In einem deutschen Labor liegen junge Hunde in ihrem eigenen Blut und krepieren jämmerlich. Ihnen wurde im Auftrag der Schweizer Biotechfirma Inthera zu Forschungszwecken eine Testsubstanz verabreicht.
Der «Kassensturz»-Beitrag über die unwürdigen Zustände löste beim Publikum Entsetzen und Wut aus. Doch wie sieht es in der Schweiz mit Tierversuchen aus? Im Interview mit dem Konsumentenmagazin «Espresso» von Radio SRF 1 gibt Juristin und Tierschützerin Vanessa Gerritsen zu verstehen, dass auch hier einiges im Argen liegt.
SRF: Tierversuche werden hier nach klaren Kriterien in die Schweregrade 0 bis 3 eingeteilt. Trotzdem gibt es regelmässig Streitfälle. Warum?
Vanessa Gerritsen: Zum einen ist es schwierig zu beurteilen, was ein Tier tatsächlich empfindet, was es als Belastung erlebt. Zum anderen kann der Kriterienkatalog nie alle Fälle abdecken.
Geht es bei den festgelegten Kriterien nur um den Versuch selbst oder auch um die Haltung der Tiere?
Die Tierhaltung wird völlig ausser Acht gelassen. Dabei hat diese einen grossen Einfluss auf die Belastung des Tieres. Mäuse zum Beispiel leben in sehr engen und strukturlosen Verhältnissen und zeigen daher häufig Verhaltensstörungen. Die Haltung wäre ein wichtiger Bestandteil des Katalogs, genau wie das Handling der Tiere, das häufig Stress auslöst.
Wer bestimmt den Schweregrad eines Versuches?
Der Forscher reicht einen Antrag ein, beschreibt darin seinen Versuch und gibt eine Einschätzung des Schweregrades ab. Das macht insofern Sinn, weil er weiss, was später genau gemacht wird. Aber: In der Praxis zeigt sich, dass die Beurteilung des Forschers häufig unter jener der Bewilligungsbehörde liegt.

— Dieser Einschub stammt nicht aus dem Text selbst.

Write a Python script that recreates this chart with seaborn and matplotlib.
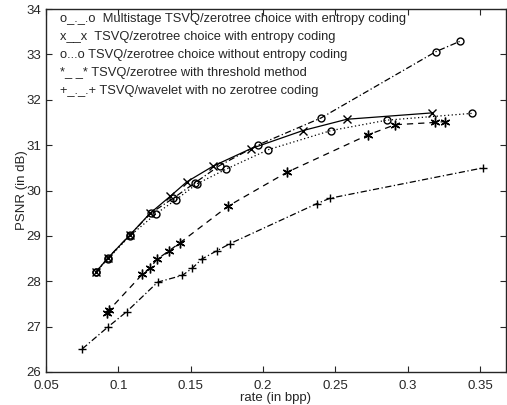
import matplotlib
matplotlib.use("Agg")
import matplotlib.pyplot as plt
import seaborn as sns
import pandas as pd
from matplotlib.ticker import FormatStrFormatter

# rate (bpp) / PSNR (dB)
multi_rate = [0.0844, 0.093, 0.108, 0.1224, 0.138, 0.153, 0.170, 0.1964, 0.2402, 0.3195, 0.3363]
multi_psnr = [28.20, 28.52, 29.02, 29.50, 29.83, 30.17, 30.55, 31.00, 31.60, 33.06, 33.29]

ent_rate = [0.0844, 0.093, 0.108, 0.122, 0.1358, 0.1473, 0.1657, 0.1915, 0.2275, 0.258, 0.3167]
ent_psnr = [28.20, 28.52, 29.02, 29.50, 29.87, 30.19, 30.54, 30.92, 31.32, 31.57, 31.71]

noent_rate = [0.0844, 0.093, 0.108, 0.1261, 0.140, 0.1545, 0.1745, 0.2037, 0.2469, 0.2856, 0.3444]
noent_psnr = [28.20, 28.50, 29.00, 29.49, 29.80, 30.15, 30.47, 30.90, 31.32, 31.55, 31.70]

thr_rate = [0.0925, 0.0935, 0.1165, 0.1222, 0.1266, 0.135, 0.1427, 0.1761, 0.2165, 0.2729, 0.2914, 0.319, 0.3259]
thr_psnr = [27.30, 27.36, 28.15, 28.30, 28.48, 28.67, 28.85, 29.66, 30.40, 31.23, 31.45, 31.50, 31.52]

nozt_rate = [0.0751, 0.0931, 0.1058, 0.1272, 0.1443, 0.1512, 0.1577, 0.168, 0.1773, 0.2372, 0.2464, 0.3524]
nozt_psnr = [26.51, 27.00, 27.33, 27.98, 28.13, 28.29, 28.49, 28.67, 28.83, 29.71, 29.83, 30.50]

legend_lines = [
    "o_._.o  Multistage TSVQ/zerotree choice with entropy coding",
    "x__x  TSVQ/zerotree choice with entropy coding",
    "o...o TSVQ/zerotree choice without entropy coding",
    "*_ _* TSVQ/zerotree with threshold method",
    "+_._.+ TSVQ/wavelet with no zerotree coding",
]

sns.set_style("ticks")
plt.rcParams["font.family"] = ["Liberation Sans", "DejaVu Sans"]

fig = plt.figure(figsize=(5.07, 4.05), dpi=100)
ax = fig.add_axes([46 / 507, (405 - 372) / 405, 460 / 507, 363 / 405])

asterisk = (6, 2, 0)
series = [
    (multi_rate, multi_psnr, "o", 5, (0, (5, 2, 1, 2))),
    (ent_rate, ent_psnr, "x", 6, "-"),
    (noent_rate, noent_psnr, "o", 5, (0, (1, 2))),
    (thr_rate, thr_psnr, asterisk, 7, (0, (5, 4))),
    (nozt_rate, nozt_psnr, "+", 6, (0, (5, 2, 1, 2))),
]
for xs, ys, mk, ms, ls in series:
    df = pd.DataFrame({"rate": xs, "psnr": ys})
    sns.lineplot(data=df, x="rate", y="psnr", ax=ax, color="black",
                 linewidth=0.9, linestyle=ls, marker=mk, markersize=ms,
                 markerfacecolor="none" if mk == "o" else "black",
                 markeredgecolor="black", markeredgewidth=1.0,
                 estimator=None, sort=False)

ax.set_xlim(0.05, 0.368)
ax.set_ylim(26, 34)
ax.set_xticks([0.05, 0.1, 0.15, 0.2, 0.25, 0.3, 0.35])
ax.set_yticks(range(26, 35))
ax.xaxis.set_major_formatter(FormatStrFormatter("%g"))
ax.tick_params(direction="in", top=True, right=True, labelsize=9.5, length=4, width=0.8)
ax.tick_params(axis="x", pad=6)
for sp in ax.spines.values():
    sp.set_visible(True)
    sp.set_linewidth(1.0)
ax.set_xlabel("rate (in bpp)", fontsize=9.5, labelpad=0)
ax.set_ylabel("PSNR (in dB)", fontsize=9.5, labelpad=-1)

for i, txt in enumerate(legend_lines):
    ax.text(0.03, 0.99 - i * 0.0496, txt, transform=ax.transAxes,
            fontsize=9.3, va="top", ha="left")

fig.savefig("out.png", dpi=100)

Stufen die Forscher den Schweregrad absichtlich tiefer ein?
Man muss berücksichtigen, dass die Forscher in der Regel nicht Tierärzte oder Ethologen sind. Daher ist es für sie schwierig, die Belastung für ein Tier korrekt beurteilen zu können.
Das Gesetz befürwortet Tierversuche nur, wenn sie unerlässlich sind. Trotzdem werden auch unnötige Tierversuche bewilligt und durchgeführt, sagen Sie...
Das ist so. In der Wissenschaft herrscht häufig die Ansicht, dass jede Forschung wichtig ist, weil sie neue Erkenntnisse bringt. Das ist aber nicht Sinn und Zweck. Das Gesetz verlangt, dass ein Tierversuch unerlässlich sein muss für das Weiterkommen unserer Gesellschaft. Das kann sein bei der Entwicklung einer Therapie für eine Krankheit, die man bisher nicht behandeln konnte. Die Forschung versteht «unerlässlich» aber oft so, dass ein Versuch unerlässlich ist, wenn gerade keine Ersatzmethode zur Verfügung steht. Das ist falsch.
In der Schweiz gibt es also unnötige Tierversuche und Unsicherheiten bei den Bewilligungskriterien. Welche Lösung schlagen Sie vor?
Die gesetzlichen Vorgaben müssen endlich konsequent angewendet werden. Das bedingt aber vermutlich eine Änderung der Kommissions-Zusammensetzung. Im Moment besteht diese nämlich in den meisten Kantonen hauptsächlich aus Forschungsvertretern. Des Weiteren müssten Hochschulen und Forschungsinstitute Ablehnungen von Anträgen aus ethischen Überlegungen akzeptieren. Heute greifen sie häufig zu Rechtsmitteln oder politischen Instrumenten, um ihr Forschungsprojekt durchzubringen.
Das Gespräch führte Stefan Wüthrich.